■ Objective: From the listing below, extract every line containing "image".

■ Given data:
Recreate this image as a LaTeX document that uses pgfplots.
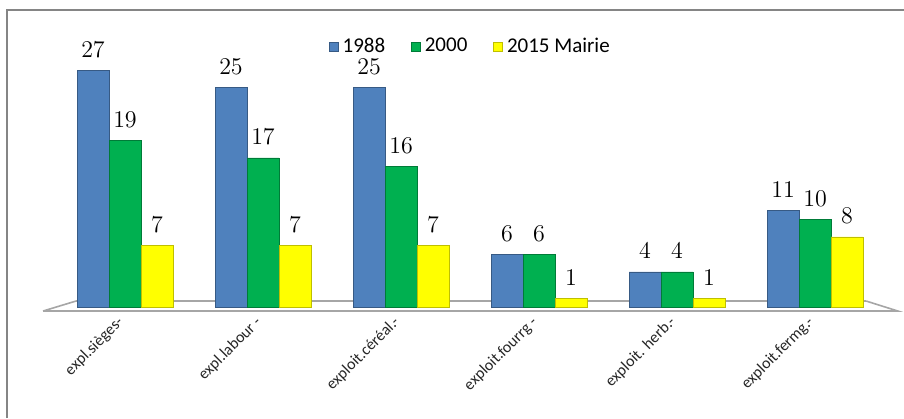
\documentclass[border=0pt]{standalone}
\usepackage{pgfplots}
\pgfplotsset{compat=1.18}
\usepackage{fontspec}
\setmainfont{Carlito}
\newfontfamily\labfont{Liberation Serif}
\definecolor{cblue}{HTML}{4F81BD}
\definecolor{cgreen}{HTML}{00B050}
\definecolor{cyellow}{HTML}{FFFF00}
\definecolor{floorg}{HTML}{A6A6A6}
\begin{document}
\begin{tikzpicture}[x=1pt,y=1pt]
\useasboundingbox (0,0) rectangle (452,209);
\draw[floorg!80!black, line width=0.6pt] (3.5,0) -- (3.5,204) -- (452,204);
\begin{axis}[
  at={(21.1pt,52.87pt)}, anchor=south west,
  scale only axis, width=429.2pt, height=134.2pt,
  xmin=-0.6, xmax=5.62, ymin=-0.6, ymax=30,
  axis line style={draw=none},
  ytick=\empty, ymajorticks=false,
  xtick={0,1,2,3,4,5},
  xticklabels={expl.sièges-, expl.labour -, exploit.céréal.-, exploit.fourrg -, exploit. herb.-, exploit.fermg.-},
  xtick style={draw=none},
  xticklabel style={rotate=45, anchor=north east, font=\fontsize{8}{9}\selectfont, text=black!85, yshift=8.65pt, xshift=2.35pt},
  ybar=0pt, bar width=16pt,
  clip=false,
  nodes near coords,
  every node near coord/.append style={font=\labfont\fontsize{12}{13}\selectfont, text=black, yshift=3pt},
  legend columns=3,
  legend style={draw=none, fill=none, at={(0.5,0.99)}, anchor=center,
    font=\fontsize{10.5}{12}\selectfont, column sep=0pt,
    /tikz/every even column/.append style={column sep=11pt}},
  legend image code/.code={\fill[#1] (0pt,-2.25pt) rectangle (4.5pt,2.25pt);},
]
\draw[floorg, line width=0.8pt] (axis cs:-0.355,0.68) -- (axis cs:5.37,0.68);
\addplot[fill=cblue, draw=cblue!70!black, line width=0.3pt] coordinates {(0,27) (1,25) (2,25) (3,6) (4,4) (5,11)};
\addplot[fill=cgreen, draw=cgreen!70!black, line width=0.3pt] coordinates {(0,19) (1,17) (2,16) (3,6) (4,4) (5,10)};
\addplot[fill=cyellow, draw=cyellow!75!black, line width=0.3pt] coordinates {(0,7) (1,7) (2,7) (3,1) (4,1) (5,8)};
\legend{1988, 2000, 2015 Mairie}
\draw[floorg, line width=0.8pt] (axis cs:-0.594,-0.46) -- (axis cs:5.60,-0.46) -- (axis cs:5.37,0.68);
\draw[floorg, line width=0.8pt] (axis cs:-0.594,-0.46) -- (axis cs:-0.355,0.68);
\end{axis}
\end{tikzpicture}
\end{document}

■ Completed exercise:
Recreate this image as a LaTeX document that uses pgfplots.
  legend image code/.code={\fill[#1] (0pt,-2.25pt) rectangle (4.5pt,2.25pt);},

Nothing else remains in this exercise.